>>>
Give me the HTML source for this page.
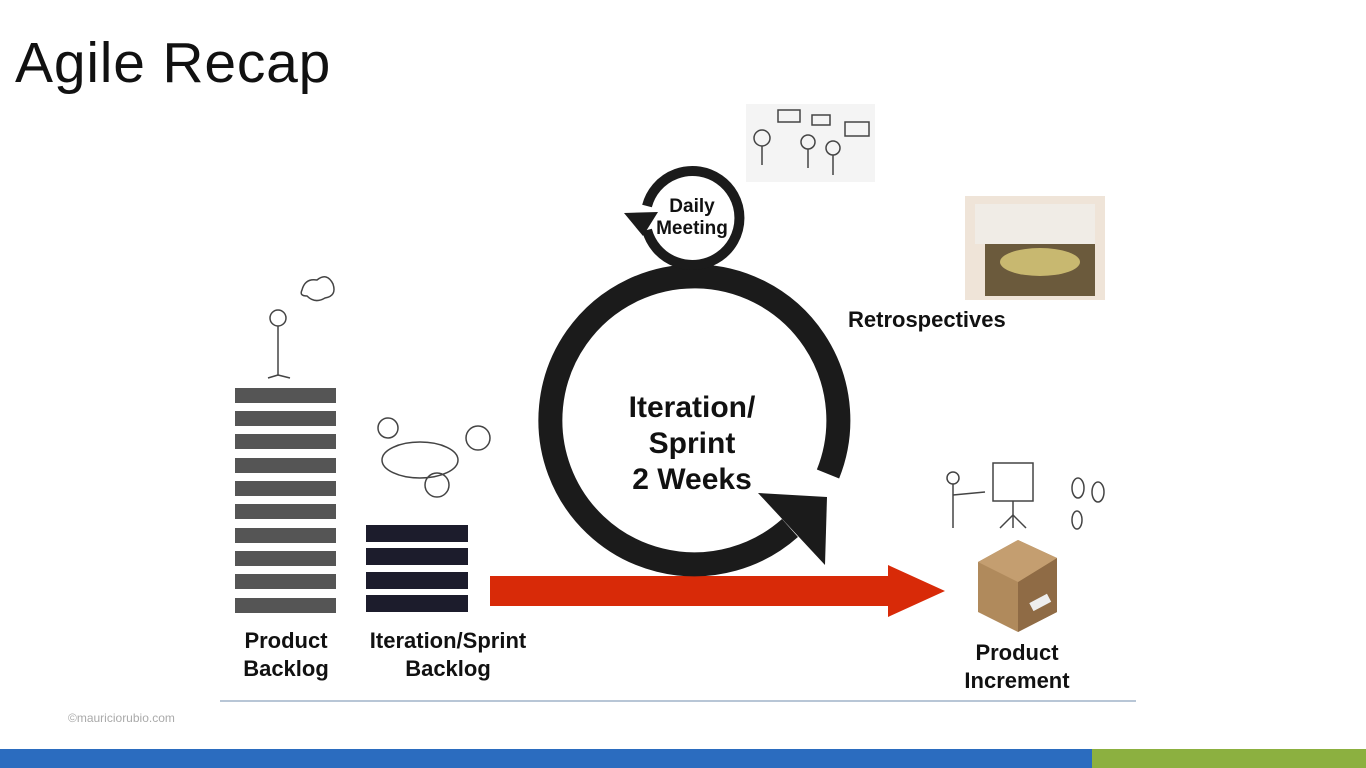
<!DOCTYPE html>
<html><head><meta charset="utf-8"><style>
body{margin:0;width:1366px;height:768px;background:#fff;position:relative;overflow:hidden;font-family:"Liberation Sans",Arial,sans-serif}
.t{position:absolute;font-weight:bold;color:#111;text-align:center}
</style></head><body>
<div style="position:absolute;left:15px;top:30px;font-size:57px;color:#111;letter-spacing:0.8px">Agile Recap</div>
<svg width="1366" height="768" style="position:absolute;left:0;top:0">
<g fill="#555">
<rect x="235" y="388" width="101" height="15"/><rect x="235" y="411" width="101" height="15"/><rect x="235" y="434" width="101" height="15"/><rect x="235" y="458" width="101" height="15"/><rect x="235" y="481" width="101" height="15"/><rect x="235" y="504" width="101" height="15"/><rect x="235" y="528" width="101" height="15"/><rect x="235" y="551" width="101" height="15"/><rect x="235" y="574" width="101" height="15"/><rect x="235" y="598" width="101" height="15"/>
</g>
<g fill="#1c1c2c">
<rect x="366" y="525" width="102" height="17"/><rect x="366" y="548" width="102" height="17"/><rect x="366" y="572" width="102" height="17"/><rect x="366" y="595" width="102" height="17"/>
</g>
<polygon points="490,576 888,576 888,565 945,591 888,617 888,606 490,606" fill="#d82a08"/>
<path d="M828,474 A144,144 0 1 0 790,528" fill="none" stroke="#1b1b1b" stroke-width="24"/>
<polygon points="758,493 827,497 825,565" fill="#1b1b1b"/>
<path d="M647,206 A47,47 0 1 1 647,230" fill="none" stroke="#1b1b1b" stroke-width="10"/>
<polygon points="624,213 658,212 643,236" fill="#1b1b1b"/>
<rect x="746" y="104" width="129" height="78" fill="#f4f4f4"/>
<g stroke="#444" fill="none" stroke-width="1.5">
<circle cx="762" cy="138" r="8"/><line x1="762" y1="146" x2="762" y2="165"/><circle cx="808" cy="142" r="7"/><line x1="808" y1="149" x2="808" y2="168"/><circle cx="833" cy="148" r="7"/><line x1="833" y1="155" x2="833" y2="175"/>
<rect x="778" y="110" width="22" height="12"/><rect x="812" y="115" width="18" height="10"/><rect x="845" y="122" width="24" height="14"/>
<circle cx="278" cy="318" r="8"/><line x1="278" y1="326" x2="278" y2="375"/><line x1="278" y1="375" x2="268" y2="378"/><line x1="278" y1="375" x2="290" y2="378"/>
<path d="M302,290 q3,-12 15,-10 q10,-8 16,4 q4,12 -8,14 q-10,6 -18,-2 q-8,0 -5,-6z"/>
<circle cx="388" cy="428" r="10"/><ellipse cx="420" cy="460" rx="38" ry="18"/><circle cx="478" cy="438" r="12"/><circle cx="437" cy="485" r="12"/>
<circle cx="953" cy="478" r="6"/><line x1="953" y1="484" x2="953" y2="528"/><line x1="953" y1="495" x2="985" y2="492"/>
<rect x="993" y="463" width="40" height="38"/><line x1="1013" y1="501" x2="1013" y2="528"/><line x1="1013" y1="515" x2="1000" y2="528"/><line x1="1013" y1="515" x2="1026" y2="528"/>
<ellipse cx="1078" cy="488" rx="6" ry="10"/><ellipse cx="1098" cy="492" rx="6" ry="10"/><ellipse cx="1077" cy="520" rx="5" ry="9"/>
</g>
<rect x="965" y="196" width="140" height="104" fill="#e8d8c8" opacity="0.7"/>
<rect x="975" y="204" width="120" height="40" fill="#f0ece6"/>
<rect x="985" y="244" width="110" height="52" fill="#6b5a3c"/>
<ellipse cx="1040" cy="262" rx="40" ry="14" fill="#c8b870"/>
<polygon points="978,562 1018,540 1057,558 1057,612 1018,632 978,612" fill="#b08a5c"/>
<polygon points="1018,582 1057,558 1057,612 1018,632" fill="#8f6b45"/>
<polygon points="978,562 1018,540 1057,558 1018,582" fill="#c49e70"/>
<rect x="1030" y="598" width="20" height="9" fill="#eee" transform="rotate(-28 1040 602)"/>
<line x1="220" y1="701" x2="1136" y2="701" stroke="#b8c6d6" stroke-width="2"/>
<rect x="0" y="749" width="1092" height="19" fill="#2b6cbf"/>
<rect x="1092" y="749" width="274" height="19" fill="#8cb040"/>
</svg>
<div class="t" style="left:640px;top:196px;width:104px;font-size:19px;line-height:22px">Daily<br>Meeting</div>
<div class="t" style="left:592px;top:390px;width:200px;font-size:30px;line-height:36px">Iteration/<br>Sprint<br>2 Weeks</div>
<div class="t" style="left:848px;top:307px;font-size:22px">Retrospectives</div>
<div class="t" style="left:226px;top:627px;width:120px;font-size:22px;line-height:28px">Product<br>Backlog</div>
<div class="t" style="left:358px;top:627px;width:180px;font-size:22px;line-height:28px">Iteration/Sprint<br>Backlog</div>
<div class="t" style="left:947px;top:639px;width:140px;font-size:22px;line-height:28px">Product<br>Increment</div>
<div style="position:absolute;left:68px;top:711px;font-size:12px;color:#aaa">©mauriciorubio.com</div>
</body></html>
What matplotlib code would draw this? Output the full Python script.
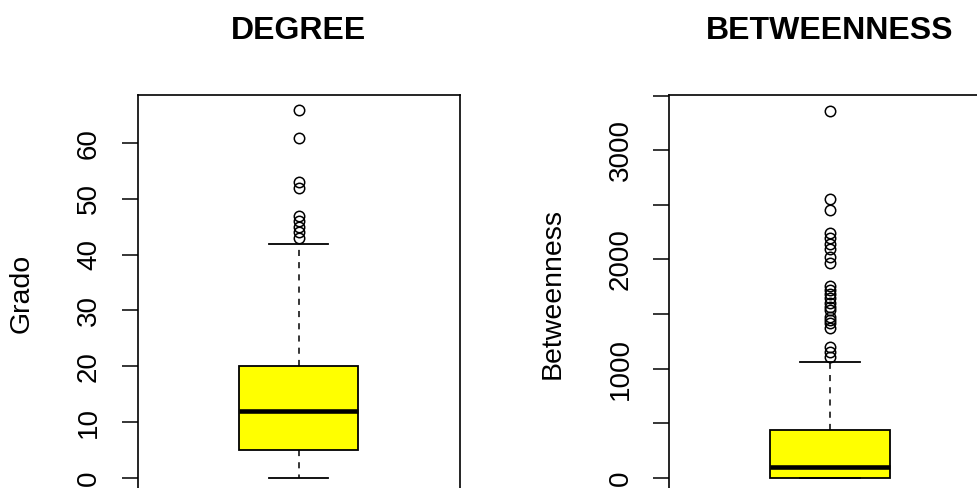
import matplotlib
matplotlib.use("Agg")
import matplotlib.pyplot as plt

plt.rcParams['font.family'] = ['Liberation Sans', 'DejaVu Sans']

# DEGREE box statistics
deg_q1, deg_med, deg_q3 = 5, 12, 20
deg_lo, deg_hi = 0, 42
deg_out = [66, 61, 53, 52, 47, 46, 45, 44, 43]

# BETWEENNESS box statistics
bet_q1, bet_med, bet_q3 = 0, 98, 433
bet_lo, bet_hi = 0, 1062
bet_out = [3358, 2557, 2450, 2244, 2193, 2141, 2092, 2025, 1964,
           1757, 1720, 1680, 1644, 1598, 1560, 1537, 1476, 1446, 1415,
           1370, 1201, 1156, 1110]

titles = ["DEGREE", "BETWEENNESS"]
ylabels = ["Grado", "Betweenness"]
deg_ticks = [0, 10, 20, 30, 40, 50, 60]
bet_ticks = [0, 500, 1000, 1500, 2000, 2500, 3000, 3500]
bet_labels = ["0", "", "1000", "", "2000", "", "3000", ""]

W, H = 977, 488
fig = plt.figure(figsize=(W / 100, H / 100), dpi=100)


def pix_axes(x0, x1, y0, y1):
    return fig.add_axes([x0 / W, (H - y1) / H, (x1 - x0) / W, (y1 - y0) / H])


ax1 = pix_axes(137.5, 459.5, 95, 492.5)
ax2 = pix_axes(669, 991, 95, 492.5)

stats = [
    dict(med=deg_med, q1=deg_q1, q3=deg_q3, whislo=deg_lo, whishi=deg_hi,
         fliers=deg_out),
    dict(med=bet_med, q1=bet_q1, q3=bet_q3, whislo=bet_lo, whishi=bet_hi,
         fliers=bet_out),
]

for ax, st, title, ylab in zip([ax1, ax2], stats, titles, ylabels):
    ax.bxp([st], positions=[1], widths=0.4, capwidths=0.2, patch_artist=True,
           boxprops=dict(facecolor='#ffff00', edgecolor='black', linewidth=1.3),
           medianprops=dict(color='black', linewidth=3.3, solid_capstyle='butt'),
           whiskerprops=dict(color='black', linewidth=1.1, linestyle=(0, (4, 4))),
           capprops=dict(color='black', linewidth=1.3),
           flierprops=dict(marker='o', markerfacecolor='none',
                           markeredgecolor='black', markersize=7.5,
                           markeredgewidth=1.1))
    ax.set_xlim(0.46, 1.54)
    ax.set_xticks([])
    ax.set_title(title, fontsize=23, fontweight='bold', pad=40)
    ax.set_ylabel(ylab, fontsize=20.5, labelpad=30)
    ax.tick_params(axis='y', direction='out', length=11.5, width=1.1,
                   labelsize=20, pad=14)
    for s in ax.spines.values():
        s.set_linewidth(1.2)

ax1.set_ylim(-2.64, 68.64)
ax1.set_yticks(deg_ticks)
ax1.set_yticklabels([str(t) for t in deg_ticks], rotation=90, va='center')

ax2.set_ylim(-135, 3505)
ax2.set_yticks(bet_ticks)
ax2.set_yticklabels(bet_labels, rotation=90, va='center')

fig.savefig("out.png", dpi=100)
<<<
GIVEN REQUEST: Write out the lines from the one containing "What matplotlib code" down to the one containing "fig = plt.figure(figsize=(W", both included, exactly as they appear. Leave out any pictures.

IN RESPONSE:
What matplotlib code would draw this? Output the full Python script.
import matplotlib
matplotlib.use("Agg")
import matplotlib.pyplot as plt

plt.rcParams['font.family'] = ['Liberation Sans', 'DejaVu Sans']

# DEGREE box statistics
deg_q1, deg_med, deg_q3 = 5, 12, 20
deg_lo, deg_hi = 0, 42
deg_out = [66, 61, 53, 52, 47, 46, 45, 44, 43]

# BETWEENNESS box statistics
bet_q1, bet_med, bet_q3 = 0, 98, 433
bet_lo, bet_hi = 0, 1062
bet_out = [3358, 2557, 2450, 2244, 2193, 2141, 2092, 2025, 1964,
           1757, 1720, 1680, 1644, 1598, 1560, 1537, 1476, 1446, 1415,
           1370, 1201, 1156, 1110]

titles = ["DEGREE", "BETWEENNESS"]
ylabels = ["Grado", "Betweenness"]
deg_ticks = [0, 10, 20, 30, 40, 50, 60]
bet_ticks = [0, 500, 1000, 1500, 2000, 2500, 3000, 3500]
bet_labels = ["0", "", "1000", "", "2000", "", "3000", ""]

W, H = 977, 488
fig = plt.figure(figsize=(W / 100, H / 100), dpi=100)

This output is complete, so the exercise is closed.